Талантливость ее как литературного произведения била в глаза. Но для сцены, как казалось с точки зрения устано­вившегося вкуса, в ней чего-то важного недоставало. Не было условного развития драматического сюжета с посте­пенным нарастанием и разрешением в конце, перед падени­ем последнего занавеса. Иными словами — не было того, что составляет сущность театрального представления, что захватывает всего зрителя и держит его пленником до конца.

Это порождало сомнение в возможности удачной поста­новки ее на сцене. Мысль сама собою переносилась к на­шим актерам, которые привыкли к известным формам, и было мало надежды на то, что им удастся схватить, усво­ить и выявить то совершенно новое, что предлагал им Чехов. Еще меньше было надежды на то, что пьесу поймет и примет наша театральная публика.

Но художественные достоинства этого произведения были так блестящи, краски так свежи и оригинальны, манера рисовать жизнь так проста и полна какого-то внут­реннего изящества, особого, чеховского, секрет которого он никому не завещал и унес с собой, как сказочный волшеб­ник уносит с собой в могилу вещее слово, заклятие, которое только он один знал, — что думалось: почем знать, может, свершится чудо, и эти достоинства так завладеют актерами и публикой, что они не заметят того, чего недостает.

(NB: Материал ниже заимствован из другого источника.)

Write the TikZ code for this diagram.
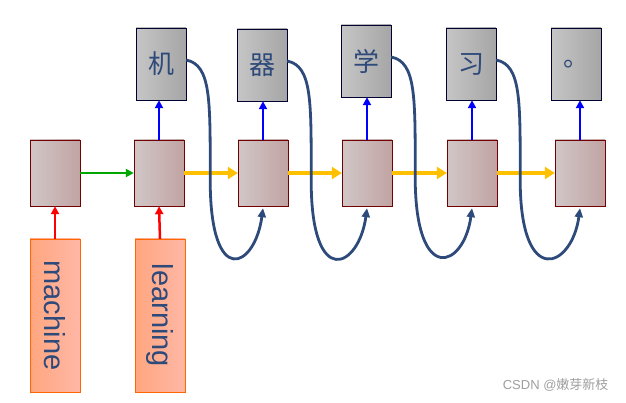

Я лично был в восторге от «Чайки», но с Чеховым спорил. Я говорил, что сцена предъявляет вполне законные требования условности, и если писатель не хочет подчи­няться им, то он не должен пользоваться сценой, а избрать для своих образов другой род литературы.

Но он этого не признавал и, возражая, впадал в преуве­личение, как это с ним всегда бывало: «Никаких сюжетов не нужно. В жизни нет сюжетов, в ней все перемешано — глубокое с мелким, величавое с ничтожным, трагическое с смешным. Вы, господа, просто загипнотизированы и пора­бощены рутиной и никак не можете с нею расстаться. Нужны новые формы, новые формы...»

Эту последнюю фразу он повторял часто, а в «Чайке» вложил ее в уста Треплеву и заставил тоже повторять.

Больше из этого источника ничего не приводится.